Comment by hadlock

1 day ago

> 28.8 kbit/s (the theoretical maximum)

"56k" modems hit the scene (at affordable prices) in ~1998 and 3.2-4.1KB/s were pretty normal. People in high school who "only" had a 28.8 modem were considered dinosaurs by then. We didn't get DSL until ~mid 2000 IIRC

It's not a matter of what the modems were capable of, it's a matter of what the phone line would and could actually carry. Maybe it would be different in a big city, but I don't think I ever saw anybody get over 33.6 before upgrading to DSL.

  • I lived in a city but I got a connection at ~48k on a V.90 regularly.

    It did depend on line quality, though. We had some kinds of splitters and internal cabling in the house for allowing multiple phones (and eventually the modem), and I remember that prior to some changes made to that, I only used to get up to ~40k.

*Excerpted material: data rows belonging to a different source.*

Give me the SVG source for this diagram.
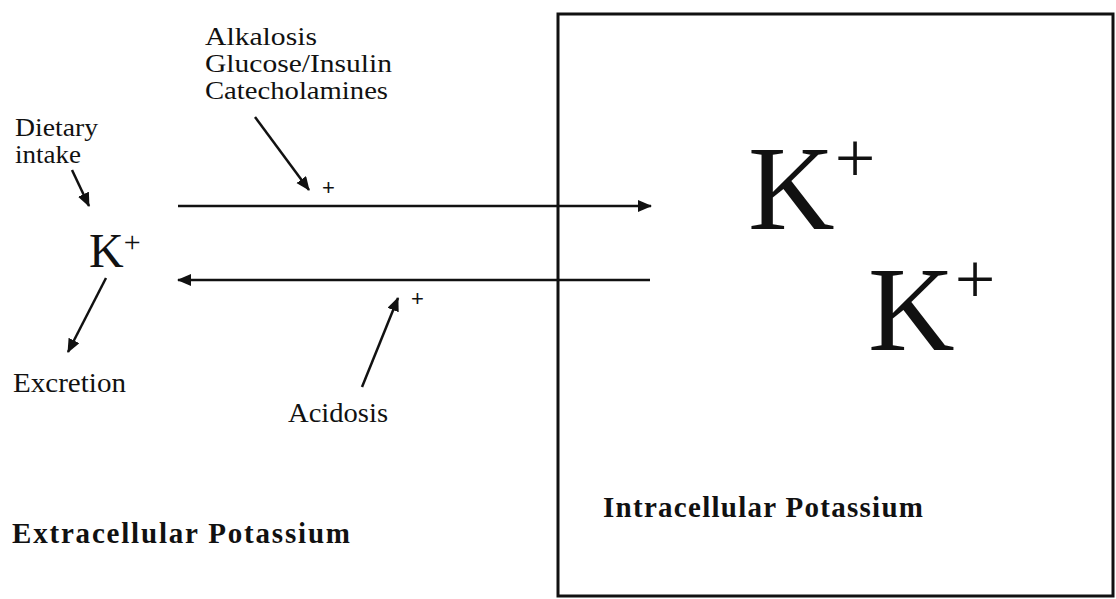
<svg xmlns="http://www.w3.org/2000/svg" width="1116" height="599" viewBox="0 0 1116 599">
<style>
.t{font-family:"Liberation Serif","Times New Roman",serif;fill:#111}
.lbl{font-size:25px}
.b{font-family:"Liberation Serif","Times New Roman",serif;font-weight:bold;font-size:29px;fill:#111}
.ln{stroke:#111;stroke-width:2.5;fill:none}
.p{font-family:"Liberation Sans",Arial,sans-serif;font-size:22px;fill:#111}
</style>
<defs>
<marker id="ah" markerUnits="userSpaceOnUse" markerWidth="16" markerHeight="14" refX="13" refY="6" orient="auto">
<path d="M0,0 L14,6 L0,12 z" fill="#111"/>
</marker>
</defs>
<rect width="1116" height="599" fill="#fff"/>
<g id="intracellular">
<rect x="558" y="14" width="555" height="582" fill="none" stroke="#111" stroke-width="3"/>
<text class="b" x="603" y="517" textLength="320" lengthAdjust="spacing">Intracellular  Potassium</text>
</g>
<g id="k-intra-1"><text class="t" x="748" y="229" font-size="120">K<tspan font-size="72" dy="-47">+</tspan></text></g>
<g id="k-intra-2"><text class="t" x="868" y="350" font-size="120">K<tspan font-size="72" dy="-47">+</tspan></text></g>
<g id="extracellular"><text class="b" x="12" y="543" textLength="338" lengthAdjust="spacing">Extracellular  Potassium</text></g>
<g id="k-extra"><text class="t" x="89" y="267" font-size="48">K<tspan font-size="30" dy="-15">+</tspan></text></g>
<g id="uptake-factors"><text class="t lbl" x="205" y="45" textLength="112" lengthAdjust="spacingAndGlyphs">Alkalosis</text><text class="t lbl" x="205" y="72" textLength="187" lengthAdjust="spacingAndGlyphs">Glucose/Insulin</text><text class="t lbl" x="205" y="99" textLength="183" lengthAdjust="spacingAndGlyphs">Catecholamines</text></g>
<g id="dietary"><text class="t lbl" x="15" y="136" textLength="83" lengthAdjust="spacingAndGlyphs">Dietary</text><text class="t lbl" x="15" y="163" textLength="66" lengthAdjust="spacingAndGlyphs">intake</text></g>
<g id="excretion"><text class="t" font-size="27" x="13" y="392" textLength="113" lengthAdjust="spacingAndGlyphs">Excretion</text></g>
<g id="acidosis"><text class="t" font-size="27" x="288" y="422" textLength="100" lengthAdjust="spacingAndGlyphs">Acidosis</text></g>
<g id="plus-signs"><text class="p" x="322" y="195">+</text><text class="p" x="411" y="306">+</text></g>
<g id="connectors">
<line class="ln" x1="178" y1="206" x2="651" y2="206" marker-end="url(#ah)"/>
<line class="ln" x1="650" y1="280" x2="178" y2="280" marker-end="url(#ah)"/>
<line class="ln" x1="72" y1="170" x2="89" y2="206" marker-end="url(#ah)"/>
<line class="ln" x1="106" y1="278" x2="68" y2="352" marker-end="url(#ah)"/>
<line class="ln" x1="255" y1="117" x2="309" y2="190" marker-end="url(#ah)"/>
<line class="ln" x1="362" y1="387" x2="398" y2="298" marker-end="url(#ah)"/>
</g>
</svg>
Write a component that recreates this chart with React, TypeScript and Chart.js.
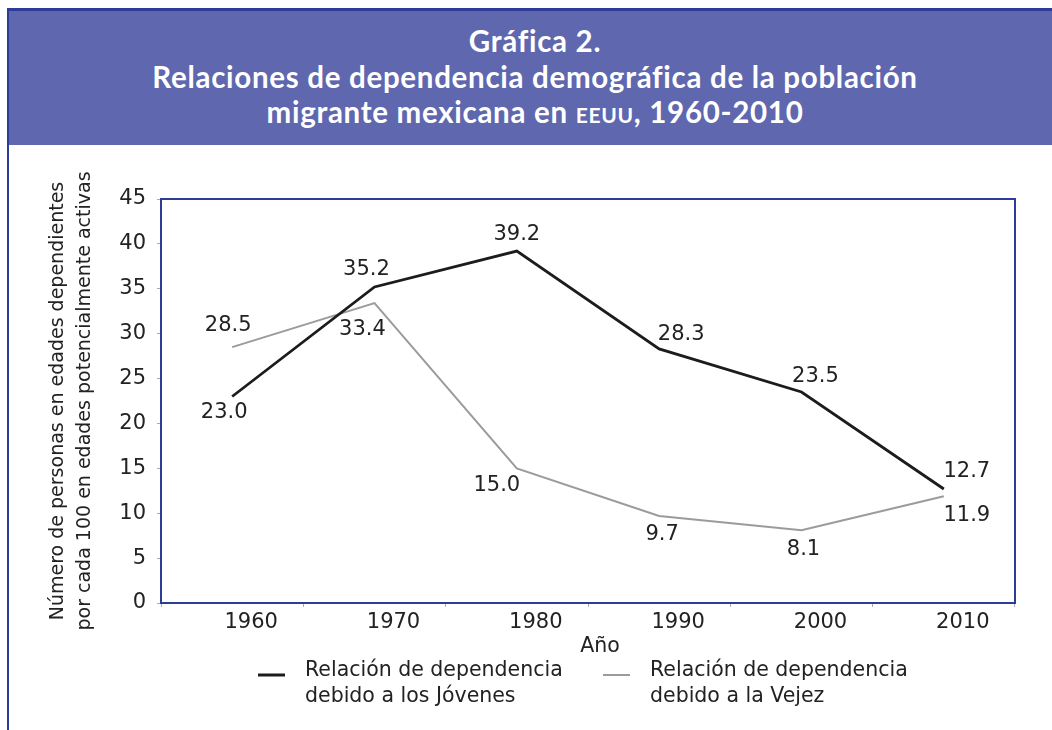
import React, { useEffect, useRef } from 'react';
import { Chart, registerables } from 'chart.js';

Chart.register(...registerables);

// ---- Data ----
const years: string[] = ['1960', '1970', '1980', '1990', '2000', '2010'];
const jovenes: number[] = [23.0, 35.2, 39.2, 28.3, 23.5, 12.7];
const vejez: number[] = [28.5, 33.4, 15.0, 9.7, 8.1, 11.9];
const seriesJovenes: string[] = ['Relación de dependencia', 'debido a los Jóvenes'];
const seriesVejez: string[] = ['Relación de dependencia', 'debido a la Vejez'];
const yTitle: string[] = [
  'Número de personas en edades dependientes',
  'por cada 100 en edades potencialmente activas',
];
const xTitle = 'Año';
const yMin = 0;
const yMax = 45;
const yStep = 5;

// ---- Styles (label placement relative to the point) ----
const offJ: number[][] = [[-8, 16], [-8, -17], [0, -17], [22, -14], [14, -15], [23, -17]];
const offV: number[][] = [[-4, -22], [-12, 26], [-20, 17], [3, 19], [2, 19], [23, 19]];
const BLACK = '#1c1c1c';
const GREY = '#9b9b9b';
const FRAME = '#2b3d97';
const TEXT = '#222222';
const FONT = '"DejaVu Sans", sans-serif';

const decor = {
  id: 'decor',
  afterDatasetsDraw(chart: any) {
    const { ctx, chartArea: ca } = chart;
    ctx.save();
    // plot frame
    ctx.strokeStyle = FRAME;
    ctx.lineWidth = 2;
    ctx.strokeRect(ca.left, ca.top, ca.right - ca.left, ca.bottom - ca.top);

    // value labels
    ctx.fillStyle = TEXT;
    ctx.font = `21px ${FONT}`;
    ctx.textAlign = 'center';
    ctx.textBaseline = 'middle';
    const sets = [offJ, offV];
    chart.data.datasets.forEach((ds: any, di: number) => {
      const meta = chart.getDatasetMeta(di);
      meta.data.forEach((pt: any, i: number) => {
        const v = ds.data[i] as number;
        const o = sets[di][i];
        ctx.fillText(v.toFixed(1), pt.x + o[0], pt.y + o[1]);
      });
    });

    // x axis title
    ctx.font = `20.5px ${FONT}`;
    ctx.fillText(xTitle, (ca.left + ca.right) / 2 + 12, ca.bottom + 44);

    // legend
    const items = [
      { color: BLACK, width: 3, x: ca.left + 97, lines: seriesJovenes },
      { color: GREY, width: 2, x: ca.left + 442, lines: seriesVejez },
    ];
    const ly = ca.bottom + 72;
    items.forEach((it) => {
      ctx.strokeStyle = it.color;
      ctx.lineWidth = it.width;
      ctx.beginPath();
      ctx.moveTo(it.x, ly);
      ctx.lineTo(it.x + 27, ly);
      ctx.stroke();
      ctx.textAlign = 'left';
      ctx.fillStyle = TEXT;
      ctx.font = `20.5px ${FONT}`;
      it.lines.forEach((t, k) => {
        ctx.fillText(t, it.x + 47, ly - 4 + k * 26);
      });
    });
    ctx.restore();
  },
};

function LineChart() {
  const ref = useRef<HTMLCanvasElement | null>(null);
  useEffect(() => {
    if (!ref.current) return;
    const chart = new Chart(ref.current, {
      type: 'line',
      data: {
        labels: years,
        datasets: [
          {
            label: seriesJovenes.join(' '),
            data: jovenes,
            borderColor: BLACK,
            borderWidth: 2.8,
            pointRadius: 0,
            tension: 0,
          },
          {
            label: seriesVejez.join(' '),
            data: vejez,
            borderColor: GREY,
            borderWidth: 2,
            pointRadius: 0,
            tension: 0,
          },
        ],
      },
      options: {
        responsive: false,
        animation: false,
        layout: { padding: { top: 54, right: 37, left: 0, bottom: 0 } },
        plugins: {
          legend: { display: false },
          tooltip: { enabled: false },
          title: { display: false },
        },
        scales: {
          x: {
            type: 'category',
            offset: true,
            grid: { offset: true, drawOnChartArea: false, drawTicks: true, tickLength: 4, color: '#aaaaaa' },
            border: { display: false },
            ticks: {
              color: TEXT,
              font: { family: FONT, size: 21 },
              padding: 3,
              labelOffset: 19,
              maxRotation: 0,
              autoSkip: false,
            },
            afterFit: (s: any) => {
              s.height = 127;
            },
          },
          y: {
            min: yMin,
            max: yMax,
            grid: { drawOnChartArea: false, drawTicks: true, tickLength: 4, color: '#aaaaaa' },
            border: { display: false },
            ticks: {
              stepSize: yStep,
              color: TEXT,
              font: { family: FONT, size: 21 },
              padding: 11,
            },
            title: {
              display: true,
              text: yTitle,
              color: TEXT,
              font: { family: FONT, size: 19, lineHeight: 1.42 },
              padding: { top: 36, bottom: 0 },
            },
            afterFit: (s: any) => {
              s.width = 152;
            },
          },
        },
      },
      plugins: [decor],
    } as any);
    return () => chart.destroy();
  }, []);
  return <canvas ref={ref} width={1043} height={585} style={{ display: 'block' }} />;
}

export default function App() {
  return (
    <div style={{ position: 'absolute', left: 0, top: 0, width: 1052, height: 730, overflow: 'hidden', background: '#fff' }}>
      <div
        style={{
          position: 'absolute',
          left: 7,
          top: 8,
          width: 1045,
          height: 137,
          boxSizing: 'border-box',
          background: '#5f67ae',
          borderTop: `3px solid ${FRAME}`,
          borderLeft: `2px solid ${FRAME}`,
          color: '#fff',
          fontFamily: 'Lato, "Open Sans", sans-serif',
          fontWeight: 700,
          fontSize: 29.5,
          letterSpacing: '0.7px',
          lineHeight: '35.5px',
          textAlign: 'center',
          paddingTop: 12,
          paddingLeft: 9,
        }}
      >
        <div>Gráfica 2.</div>
        <div>Relaciones de dependencia demográfica de la población</div>
        <div>
          migrante mexicana en <span style={{ fontVariant: 'small-caps' }}>eeuu</span>, 1960-2010
        </div>
      </div>
      <div style={{ position: 'absolute', left: 7, top: 145, width: 2, height: 585, background: FRAME }} />
      <div style={{ position: 'absolute', left: 9, top: 145 }}>
        <LineChart />
      </div>
    </div>
  );
}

  • 33.6 was the highest V.90 specified for output over an analog connection. ISPs would have a digital connection the phone company and the signal (ideally) would stay digital until it was turned analog to send over your local loop. This is why it was 33.6kbps up and 56kbps down. I believe the regulatory limit was 53kbps in the US, and it was not uncommon for my modem to negotiate something in the 40s, as we had a somewhat long local loop (hence my RBOC denying us DSL; we had a local loop that was 2 "kilofeet" too long).